Progress Over Perfection
Updated: Feb 6
All too often, product and technology teams strive to be perfect in the products they develop.
There are several issues with chasing perfection:
Perfection is in the Eye of the Beholder - Perfection is very personal. I may think that something is perfect and you might think it is MEH! What product teams think is perfect may not be what end users think is perfect. Ultimately its customers and users point of view that counts.
Perfection is Here and Now - I might do something and look at the output/ outcome and think that it is perfect today. However when I look at it tomorrow/ next week/ next month I will probably go "What crap!"
Perfection can prevent progress - When we chase perfection and we think that we have achieved it, that could prevent us from improving on the "perfect state". When you couple this with the fact that perfection is here and now, this can be very dangerous for product teams. A "progressive" competitor could come along and blow you away with an improved offering which could be more in keeping with the times.

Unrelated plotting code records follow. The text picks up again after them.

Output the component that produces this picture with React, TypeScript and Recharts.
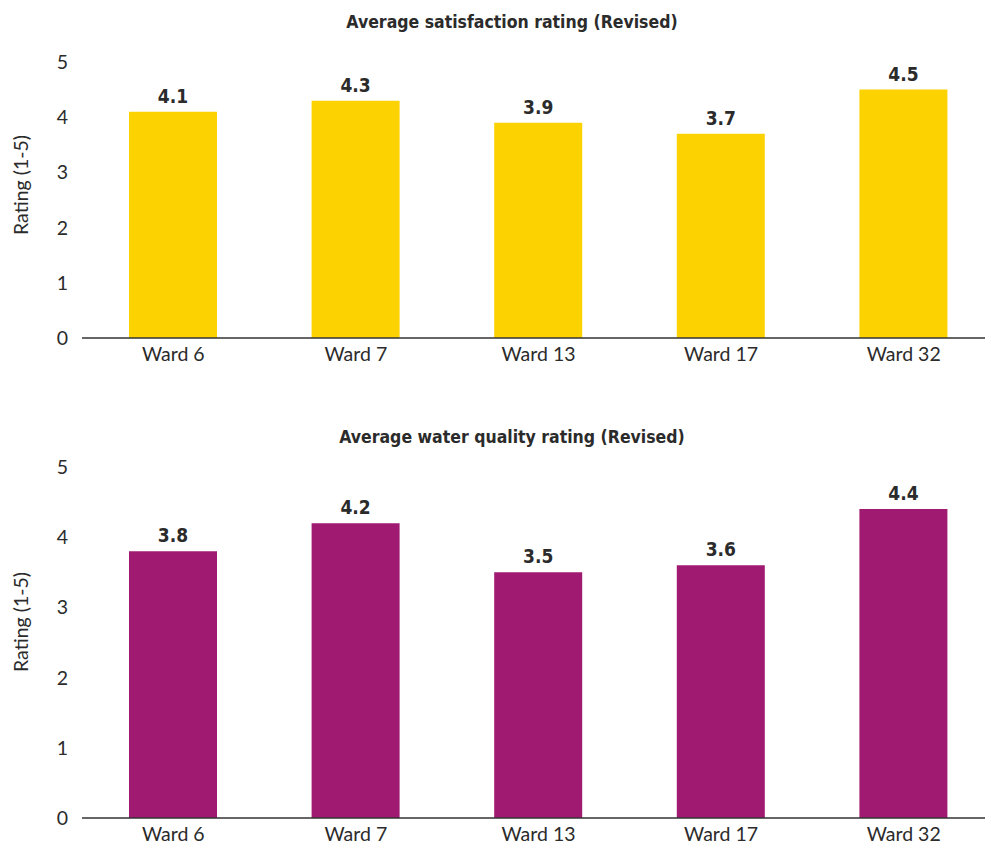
import { BarChart, Bar, XAxis, YAxis, LabelList, Label } from 'recharts';

const wards = ['Ward 6', 'Ward 7', 'Ward 13', 'Ward 17', 'Ward 32'];
const satisfaction = [4.1, 4.3, 3.9, 3.7, 4.5];
const waterQuality = [3.8, 4.2, 3.5, 3.6, 4.4];
const ratingTicks = [0, 1, 2, 3, 4, 5];

const YELLOW = '#FCD200';
const PURPLE = '#A01A72';
const INK = '#2b2b2b';
const TICK_FONT = "Lato, 'Open Sans', sans-serif";
const BOLD_FONT = "'Liberation Sans Narrow', 'DejaVu Sans Condensed', sans-serif";

const toRows = (values: number[]) => wards.map((ward, i) => ({ ward, value: values[i] }));

function AxisTitle({ cy }: { cy: number }) {
    return (
        <text
            x={20}
            y={cy}
            transform={`rotate(-90, 20, ${cy})`}
            textAnchor='middle'
            dominantBaseline='central'
            fill={INK}
            fontFamily={TICK_FONT}
            fontSize={19.5}
        >
            Rating (1-5)
        </text>
    );
}

function RatingPanel({ title, values, color, height, marginTop, labelY, titleTop }: {
    title: string; values: number[]; color: string; height: number; marginTop: number; labelY: number; titleTop: number;
}) {
    return (
        <div style={{ position: 'relative', width: 995, height }}>
            <div style={{
                position: 'absolute', left: 0, width: 1024, top: titleTop, textAlign: 'center',
                fontFamily: BOLD_FONT, fontWeight: 700, fontSize: 17.5, color: INK,
            }}>
                {title}
            </div>
            <BarChart
                width={995}
                height={height}
                data={toRows(values)}
                margin={{ top: marginTop, right: 0, bottom: 0, left: 0 }}
                barSize={88}
            >
                <XAxis
                    dataKey='ward'
                    height={40}
                    tickLine={false}
                    tickSize={0}
                    tickMargin={9}
                    axisLine={{ stroke: '#333', strokeWidth: 1.5 }}
                    tick={{ fill: INK, fontSize: 19.5, fontFamily: TICK_FONT }}
                />
                <YAxis
                    width={82}
                    domain={[0, 5]}
                    ticks={ratingTicks}
                    axisLine={false}
                    tickLine={false}
                    tickSize={0}
                    tickMargin={14}
                    tick={{ fill: INK, fontSize: 19.5, fontFamily: TICK_FONT }}
                >
                    <Label content={() => <AxisTitle cy={labelY} />} />
                </YAxis>
                <Bar dataKey='value' fill={color} isAnimationActive={false}>
                    <LabelList
                        dataKey='value'
                        position='top'
                        offset={9}
                        fill={INK}
                        fontSize={19}
                        fontWeight={700}
                        fontFamily={BOLD_FONT}
                    />
                </Bar>
            </BarChart>
        </div>
    );
}

export default function App() {
    return (
        <div style={{ position: 'absolute', left: 0, top: 0, width: 985, height: 846, overflow: 'hidden', background: '#fff' }}>
            <div style={{ position: 'absolute', left: 0, top: 10 }}>
                <RatingPanel
                    title='Average satisfaction rating (Revised)'
                    values={satisfaction}
                    color={YELLOW}
                    height={368}
                    marginTop={52}
                    labelY={175}
                    titleTop={2}
                />
            </div>
            <div style={{ position: 'absolute', left: 0, top: 426 }}>
                <RatingPanel
                    title='Average water quality rating (Revised)'
                    values={waterQuality}
                    color={PURPLE}
                    height={432}
                    marginTop={41}
                    labelY={196}
                    titleTop={1}
                />
            </div>
        </div>
    );
}
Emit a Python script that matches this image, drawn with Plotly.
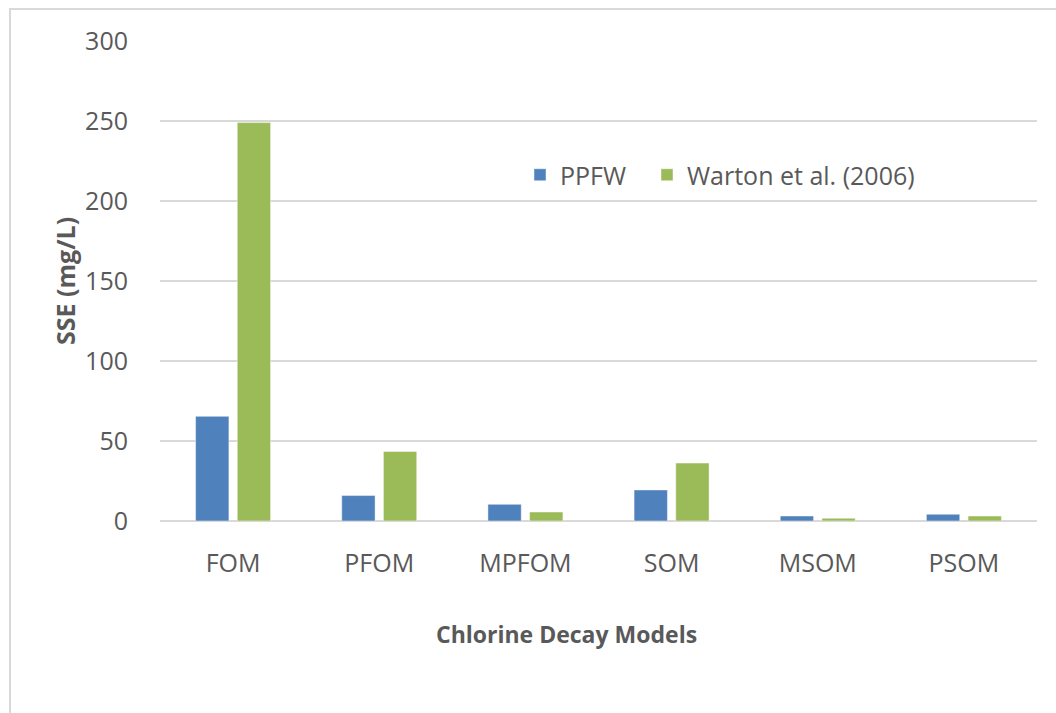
import plotly.graph_objects as go

# Chlorine decay model comparison: sum of squared errors per model
models = ["FOM", "PFOM", "MPFOM", "SOM", "MSOM", "PSOM"]
sse_ppfw = [65.4, 15.9, 10.4, 19.4, 3.1, 4.2]
sse_warton = [249, 43.4, 5.6, 36.2, 1.7, 3.1]
y_ticks = [0, 50, 100, 150, 200, 250, 300]

text_color = "#595959"
grid_color = "#d9d9d9"

fig = go.Figure()
fig.add_trace(go.Bar(
    x=models, y=sse_ppfw, name="PPFW", legend="legend",
    marker=dict(color="#4f81bd", line=dict(color="rgba(255,255,255,0.45)", width=1)),
))
fig.add_trace(go.Bar(
    x=models, y=sse_warton, name="Warton et al. (2006)", legend="legend2",
    marker=dict(color="#9bbb59", line=dict(color="rgba(255,255,255,0.45)", width=1)),
))

W, H = 1056, 713
L, R, T, B = 160, 19, 41, 192
pw, ph = W - L - R, H - T - B

def px_x(x):
    return (x - L) / pw

def px_y(y):
    return (H - B - y) / ph

def legend_at(x_px):
    return dict(
        orientation="h", x=px_x(x_px), xanchor="left",
        y=px_y(175), yanchor="middle",
        font=dict(size=25, color=text_color),
        bgcolor="rgba(0,0,0,0)", itemclick=False,
    )

fig.update_layout(
    width=W, height=H,
    margin=dict(l=L, r=R, t=T, b=B, pad=0),
    paper_bgcolor="white", plot_bgcolor="white",
    barmode="group", bargap=0.43, bargroupgap=0.2,
    font=dict(family="Open Sans", color=text_color, size=24),
    showlegend=True,
    legend=legend_at(520),
    legend2=legend_at(647),
    xaxis=dict(
        showgrid=False, showline=False, zeroline=False,
        ticks="outside", ticklen=20, tickcolor="rgba(0,0,0,0)",
        tickfont=dict(size=25, color=text_color),
    ),
    yaxis=dict(
        range=[0, 300], tickvals=y_ticks,
        showgrid=True, gridcolor=grid_color, gridwidth=2,
        zeroline=True, zerolinecolor=grid_color, zerolinewidth=2,
        showline=False,
        ticks="outside", ticklen=26, tickcolor="rgba(0,0,0,0)",
        tickfont=dict(size=25, color=text_color),
    ),
    annotations=[
        dict(text="<b>Chlorine Decay Models</b>", xref="paper", yref="paper",
             x=px_x(566), y=px_y(634), xanchor="center", yanchor="middle",
             showarrow=False, font=dict(size=23, color=text_color)),
        dict(text="<b>SSE (mg/L)</b>", xref="paper", yref="paper",
             x=px_x(65), y=px_y(281), xanchor="center", yanchor="middle",
             textangle=-90, showarrow=False, font=dict(size=25, color=text_color)),
    ],
    shapes=[
        dict(type="rect", xref="paper", yref="paper",
             x0=px_x(10), x1=px_x(1100), y0=px_y(760), y1=px_y(9),
             line=dict(color=grid_color, width=2), fillcolor="rgba(0,0,0,0)",
             layer="below"),
    ],
)

fig.write_html("out.html")
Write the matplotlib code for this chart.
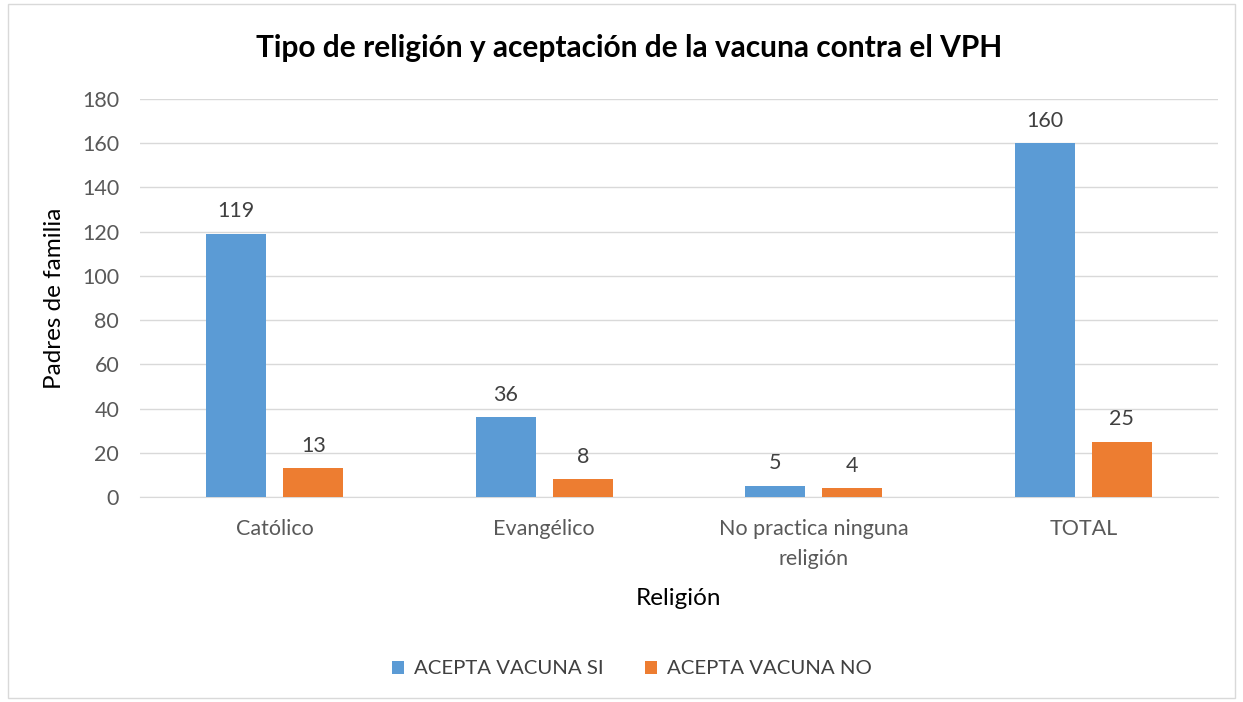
import numpy as np
import matplotlib.pyplot as plt
from matplotlib.patches import Rectangle

plt.rcParams['font.family'] = ['Lato', 'DejaVu Sans']

categorias = ['Católico', 'Evangélico', 'No practica ninguna\nreligión', 'TOTAL']
acepta_si = [119, 36, 5, 160]
acepta_no = [13, 8, 4, 25]

fig = plt.figure(figsize=(12.43, 7.02), dpi=100)
ax = fig.add_axes([140/1243, 1-497/702, (1218-140)/1243, (497-99)/702])

x = np.arange(len(categorias))
w = 0.223
b1 = ax.bar(x - 0.143, acepta_si, w, color='#5B9BD5', label='ACEPTA VACUNA SI', zorder=3)
b2 = ax.bar(x + 0.143, acepta_no, w, color='#ED7D31', label='ACEPTA VACUNA NO', zorder=3)
for bars in (b1, b2):
    ax.bar_label(bars, padding=9, fontsize=15.5, color='#404040')

ax.set_xlim(-0.5, 3.5)
ax.set_ylim(0, 180)
ax.set_yticks(range(0, 181, 20))
ax.set_xticks(x)
ax.set_xticklabels(categorias, linespacing=1.6)
ax.tick_params(axis='both', length=0, labelsize=15.5, labelcolor='#595959')
ax.tick_params(axis='x', pad=16)
ax.tick_params(axis='y', pad=15)
ax.grid(axis='y', color='#D9D9D9', linewidth=1, zorder=0)
for s in ['top', 'right', 'left']:
    ax.spines[s].set_visible(False)
ax.spines['bottom'].set_color('#D9D9D9')

ax.set_ylabel('Padres de familia', fontsize=17.5, labelpad=12)
ax.set_xlabel('Religión', fontsize=17.5, labelpad=14)
fig.text(629/1243, 1-48/702, 'Tipo de religión y aceptación de la vacuna contra el VPH',
         ha='center', va='center', fontsize=21.5, fontweight='bold')

fig.legend(loc='center', bbox_to_anchor=(632/1243, 1-669/702), ncol=2, frameon=False,
           fontsize=14.7, handlelength=0.6, handleheight=0.6, handletextpad=0.5,
           columnspacing=2.0, labelcolor='#404040')

fig.patches.append(Rectangle((8/1243, 4/702), 1-16/1243, 1-8/702, transform=fig.transFigure,
                             fill=False, edgecolor='#D9D9D9', linewidth=1))

fig.savefig('out.png', dpi=100)
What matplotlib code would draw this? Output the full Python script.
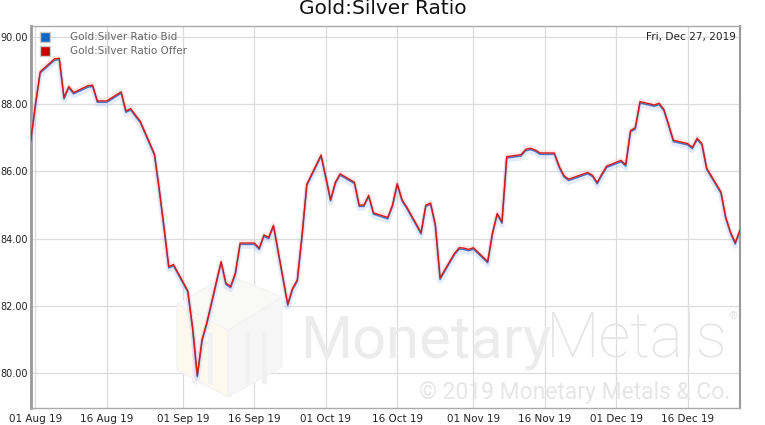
import matplotlib
matplotlib.use("Agg")
import matplotlib.pyplot as plt
import matplotlib.dates as mdates
import matplotlib.patheffects as pe
from matplotlib.lines import Line2D
from matplotlib.patches import Polygon
import pandas as pd

# trading days shown on the chart
dates = pd.bdate_range("2019-07-31", "2019-12-27")

# Gold:Silver Ratio Offer (red line)
offer = [86.92,
         88.00, 88.97, 89.35, 89.37, 88.20, 88.53, 88.35, 88.55, 88.57, 88.10, 88.10,
         88.10, 88.37, 87.80, 87.87, 87.68, 87.50, 86.52, 85.48, 84.35, 83.17, 83.23,
         82.45, 81.36, 79.93, 81.00, 81.50, 83.32, 82.68, 82.58, 82.98, 83.87, 83.87,
         83.72, 84.11, 84.04, 84.40, 82.05, 82.52, 82.77, 84.10, 85.62, 86.49,
         85.83, 85.16, 85.68, 85.93, 85.68, 85.00, 85.00, 85.29, 84.77, 84.63, 85.00,
         85.64, 85.16, 84.94, 84.18, 85.00, 85.06, 84.42, 82.83, 83.56, 83.73, 83.72, 83.68,
         83.73, 83.32, 84.17, 84.75, 84.50, 86.44, 86.50, 86.66, 86.69, 86.64, 86.55,
         86.55, 86.16, 85.88, 85.77, 85.82, 85.97, 85.89, 85.67, 85.93, 86.16,
         86.33, 86.20, 87.22, 87.30, 88.08, 87.98, 88.03, 87.85, 87.40, 86.93,
         86.83, 86.72, 86.99, 86.83, 86.10, 85.39, 84.64, 84.20, 83.88, 84.26]

# Gold:Silver Ratio Bid (blue line)
bid = [86.88,
       87.96, 88.93, 89.31, 89.33, 88.16, 88.49, 88.31, 88.51, 88.53, 88.06, 88.06,
       88.06, 88.33, 87.76, 87.83, 87.64, 87.46, 86.48, 85.44, 84.31, 83.13, 83.19,
       82.41, 81.32, 79.89, 80.96, 81.46, 83.28, 82.64, 82.54, 82.94, 83.83, 83.83,
       83.68, 84.07, 84.00, 84.36, 82.01, 82.48, 82.73, 84.06, 85.58, 86.45,
       85.79, 85.12, 85.64, 85.89, 85.64, 84.96, 84.96, 85.25, 84.73, 84.59, 84.96,
       85.60, 85.12, 84.90, 84.14, 84.96, 85.02, 84.38, 82.79, 83.52, 83.69, 83.68, 83.64,
       83.69, 83.28, 84.13, 84.71, 84.46, 86.40, 86.46, 86.62, 86.65, 86.60, 86.51,
       86.51, 86.12, 85.84, 85.73, 85.78, 85.93, 85.85, 85.63, 85.89, 86.12,
       86.29, 86.16, 87.18, 87.26, 88.04, 87.94, 87.99, 87.81, 87.36, 86.89,
       86.79, 86.68, 86.95, 86.79, 86.06, 85.35, 84.60, 84.16, 83.84, 84.22]

y_ticks = [80, 82, 84, 86, 88, 90]
x_ticks = ["2019-08-01", "2019-08-16", "2019-09-01", "2019-09-16", "2019-10-01",
           "2019-10-16", "2019-11-01", "2019-11-16", "2019-12-01", "2019-12-16"]
series_names = ["Gold:Silver Ratio Bid", "Gold:Silver Ratio Offer"]
series_colors = ["#0a68c8", "#c80000"]

W, H = 765, 425
fig = plt.figure(figsize=(W / 100, H / 100), dpi=100)
ax = fig.add_axes([30.7 / W, (H - 408) / H, (740 - 30.7) / W, (408 - 26) / H])


def fx(px):
    return px / W


def fy(py):
    return 1 - py / H


# faint logo cube in the background
left_face = [(fx(177), fy(304)), (fx(228), fy(330)), (fx(228), fy(397)), (fx(177), fy(370))]
right_face = [(fx(228), fy(330)), (fx(282), fy(297)), (fx(282), fy(367)), (fx(228), fy(397))]
top_face = [(fx(177), fy(304)), (fx(228), fy(275)), (fx(282), fy(297)), (fx(228), fy(330))]
for poly, col in [(left_face, "#fdf9ee"), (right_face, "#f6f6f6"), (top_face, "#f9f9f7")]:
    ax.add_patch(Polygon(poly, closed=True, transform=fig.transFigure, facecolor=col,
                         edgecolor="#f2f2f2", linewidth=0.8, zorder=0.6))
for bx in [192, 208, 245, 262]:
    ax.add_patch(Polygon([(fx(bx), fy(332)), (fx(bx + 5), fy(334)), (fx(bx + 5), fy(385)), (fx(bx), fy(383))],
                         closed=True, transform=fig.transFigure, facecolor="#f1f1f1",
                         edgecolor="none", zorder=0.65))

# watermark text
ax.text(fx(300), fy(358), "Monetary", transform=fig.transFigure, fontsize=43,
        family="Roboto", color="#ececec", ha="left", va="baseline", zorder=0.7)
ax.text(fx(728), fy(358), "Metals", transform=fig.transFigure, fontsize=45,
        family="Roboto", fontweight="light", color="#e4e4e4", ha="right", va="baseline", zorder=0.7)
ax.text(fx(733), fy(316), "®", transform=fig.transFigure, fontsize=8,
        family="Roboto", color="#e4e4e4", ha="center", va="center", zorder=0.7)
ax.text(fx(730), fy(392), "© 2019 Monetary Metals & Co.", transform=fig.transFigure,
        fontsize=16.5, family="Roboto", color="#e6e6e6",
        ha="right", va="center", zorder=0.7)

# data lines with soft shadow
ax.plot(dates, bid, color="#4a72c0", linewidth=1.1, zorder=3,
        path_effects=[pe.SimpleLineShadow(offset=(0, -1.5), shadow_color="#9ab2e6", alpha=0.25, linewidth=3.5),
                      pe.Normal()])
ax.plot(dates, offer, color="#d01818", linewidth=1.0, zorder=4,
        path_effects=[pe.SimpleLineShadow(offset=(0, 1), shadow_color="#f2a8a8", alpha=0.25, linewidth=2.5),
                      pe.Normal()])

ax.set_xlim(pd.Timestamp("2019-07-31"), pd.Timestamp("2019-12-27"))
ax.set_ylim(78.96, 90.33)
ax.set_yticks(y_ticks)
ax.set_yticklabels(["%.2f" % v for v in y_ticks])
ax.set_xticks(pd.to_datetime(x_ticks))
ax.xaxis.set_major_formatter(mdates.DateFormatter("%d %b %y"))
ax.tick_params(length=0, labelsize=7.5, colors="#222222")
ax.tick_params(axis="y", pad=2, labelsize=7)
ax.tick_params(axis="x", pad=4)
ax.set_axisbelow(True)
ax.grid(True, color="#dcdcdc", linewidth=0.9)
for side in ["top", "bottom"]:
    ax.spines[side].set_color("#aaaaaa")
    ax.spines[side].set_linewidth(1)
ax.spines["left"].set_color("#999999")
ax.spines["left"].set_linewidth(2)
ax.spines["right"].set_color("#999999")
ax.spines["right"].set_linewidth(1.5)

handles = [Line2D([], [], linestyle="none", marker="s", markersize=7.5,
                  markerfacecolor=c, markeredgecolor="#cccccc", markeredgewidth=1)
           for c in series_colors]
leg = ax.legend(handles, series_names, loc="upper left", frameon=False, fontsize=7.5,
                handlelength=1, handletextpad=1.9, labelspacing=0.4,
                borderaxespad=0.2, bbox_to_anchor=(0.004, 1.0))
for t in leg.get_texts():
    t.set_color("#666666")

fig.text(0.5, fy(9), "Gold:Silver Ratio", ha="center", va="center", fontsize=14.5, color="#111111")
fig.text(fx(736), fy(37), "Fri, Dec 27, 2019", ha="right", va="center", fontsize=7.6, color="#222222")

fig.savefig("out.png", dpi=100)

When you are trying to reach a state of perfection, it can put a lot of pressure on you because the bar is so HIGH. The fear of failure to reach the perfect state can prevent you from even starting. Quoting from Bernard Moerman’s TED talk, Recalibrate Your S.E.L.F. – "You don’t have to be great to start. But you have to start to become great!"
In the context of product teams all those sayings against chasing perfection make a lot of sense:
Perfection is the enemy of progress
Perfection is a myth
Perfection is the enemy of done
I have found that a different mindset is more useful for product teams - Progress over Perfection. I first came across the concept "Progress over Perfection" way back in 2012 on a post-it note stuck on my brother-in-law Aravindan's work desk at home.
So how do you adopt a Progress Over Perfection approach?
Key things to keep in mind-
Get started in the general direction you want to go putting in your best effort
Take an experimental approach and be open to learning from your experiences
Keep iterating to make incremental improvements till you reach a satisfactory state. And you should be ready to come back and revisit things even when you are satisfied with things.
I personally love Garmin's take on this mindset - BeatYesterday!